Note: If there is anyone reading this who knows about how many public access keyboards we plan for the Maker Faire booth this year, please let me know. Stephen: I really need your help with the bylaws as soon as possible and bookmark handouts later in the week. I also want to encourage all the GSoC student applicants who weren't accepted to apply for a self-study grant at http://wiki.creativecommons.org/Special:AddData/Grant_Application to do the work you proposed over the summer. For the benefit of the chapter, I have included a list of some of the proposed software projects below. Thank you!

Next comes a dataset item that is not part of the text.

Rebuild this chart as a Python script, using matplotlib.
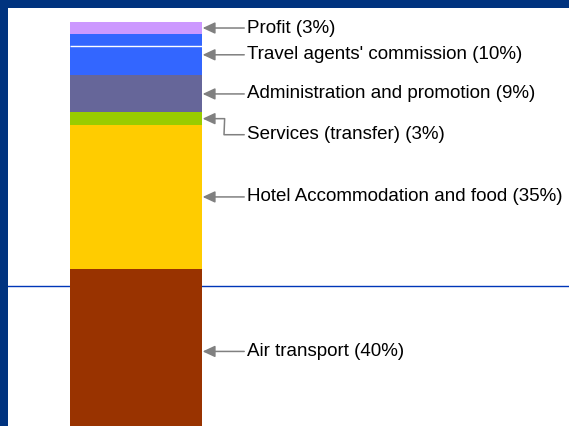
"""Stacked single bar: breakdown of a package tour price."""

import matplotlib

matplotlib.use("Agg")
import matplotlib.pyplot as plt
from matplotlib.lines import Line2D
from matplotlib.patches import Rectangle
import numpy as np

# data, bottom to top
labels = [
    "Air transport (40%)",
    "Hotel Accommodation and food (35%)",
    "Services (transfer) (3%)",
    "Administration and promotion (9%)",
    "Travel agents' commission (10%)",
    "Profit (3%)",
]
shares = [40, 35, 3, 9, 10, 3]
colors = ["#993300", "#FFCC00", "#99CC00", "#666699", "#3366FF", "#CC99FF"]
label_drop = [0, 0, 3.9, 0, 0, 0]  # label placed lower than its arrow (elbow)

NAVY = "#00337F"
ARROW = "#808080"
FONT = ["Liberation Sans Narrow", "Liberation Sans", "DejaVu Sans"]

fig = plt.figure(figsize=(5.69, 4.26), dpi=100)
ax = fig.add_axes([0, 0, 1, 1])
ax.set_xlim(-1.03, 3.28)
ax.set_ylim(1.9, 105.3)
ax.axis("off")

# slide template: thin rule behind the bar, navy frame on top/left
fig_w, fig_h = fig.get_size_inches() * fig.dpi
ax.add_line(Line2D([8 / fig_w, 1], [1 - 286 / fig_h] * 2, transform=fig.transFigure,
                   color="#0036B8", lw=1.0, zorder=0.5))
fig.patches.append(Rectangle((0, 0), 8 / fig_w, 1, transform=fig.transFigure,
                             facecolor=NAVY, edgecolor="none", zorder=10))
fig.patches.append(Rectangle((0, 1 - 8 / fig_h), 1, 8 / fig_h, transform=fig.transFigure,
                             facecolor=NAVY, edgecolor="none", zorder=10))

bottoms = np.concatenate([[0], np.cumsum(shares)[:-1]])
ax.bar([0] * len(shares), shares, bottom=bottoms, width=1.0, color=colors,
       edgecolor="none", zorder=1)

# thin white split inside the commission band
travel_top = bottoms[4] + shares[4]
ax.hlines(travel_top - 2.8, -0.5, 0.5, color="white", lw=1.0, zorder=2)

for label, share, bottom, drop in zip(labels, shares, bottoms, label_drop):
    mid = bottom + share / 2
    if drop:
        # arm lengths are in display pixels
        conn = "arc,angleA=180,armA=23,angleB=0,armB=22,rad=0"
    else:
        conn = "arc3,rad=0"
    ax.annotate(
        label,
        xy=(0.505, mid),
        xytext=(0.841, mid - drop),
        va="center",
        ha="left",
        fontsize=13.5,
        family=FONT,
        color="black",
        arrowprops=dict(
            arrowstyle="-|>,head_length=0.75,head_width=0.35",
            mutation_scale=10,
            color=ARROW,
            lw=1.1,
            shrinkA=0,
            shrinkB=0,
            relpos=(0, 0.5),
            connectionstyle=conn,
        ),
    )

fig.savefig("out.png", dpi=100)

Johan, it's possible that less than half the Foundation engineers knew squid logs are aggregated on the toolserver. You and Laszlo (and possibly other student volunteers) are both way ahead of schedule, even though you weren't accepted into the program. This should not be a problem because I will see that you are reimbursed for your good and helpful effort. According to the instructions on Meta and from the Foundation, the correct way to do that is to form a chapter, so that's what I'm working on. That and handouts for Maker Faire, which may or may not have keyboards and displays this year.
Good news, Meadowlark was accepted into Berkeley, and he might need to take a transfer-in class over the summer, so that means I'm going to try to do his project. If you or Laszlo as non-monoglots can help and check my and Meadowlark's work, that would help a lot.
My first question is how do you feel about the plan: How do you feel about modifying the Mediawiki Quiz extension -- http://www.mediawiki.org/wiki/Extension:Quiz -- with regular expressions upon reading from a Gift: namespace (do you recommend using the ArticleViewHook hook?) to turn things like...
:: Question 2 :: What's between orange and green in the spectrum? {=yellow # correct! ~red # wrong, it's yellow ~blue # wrong, it's yellow}
...into...
{'''Question 2''': What's between orange and green in the spectrum? |type="()"} + yellow || correct! - red || wrong, it's yellow - blue || wrong, it's yellow }
...in the default namespace for quizzes? I've been looking through things like...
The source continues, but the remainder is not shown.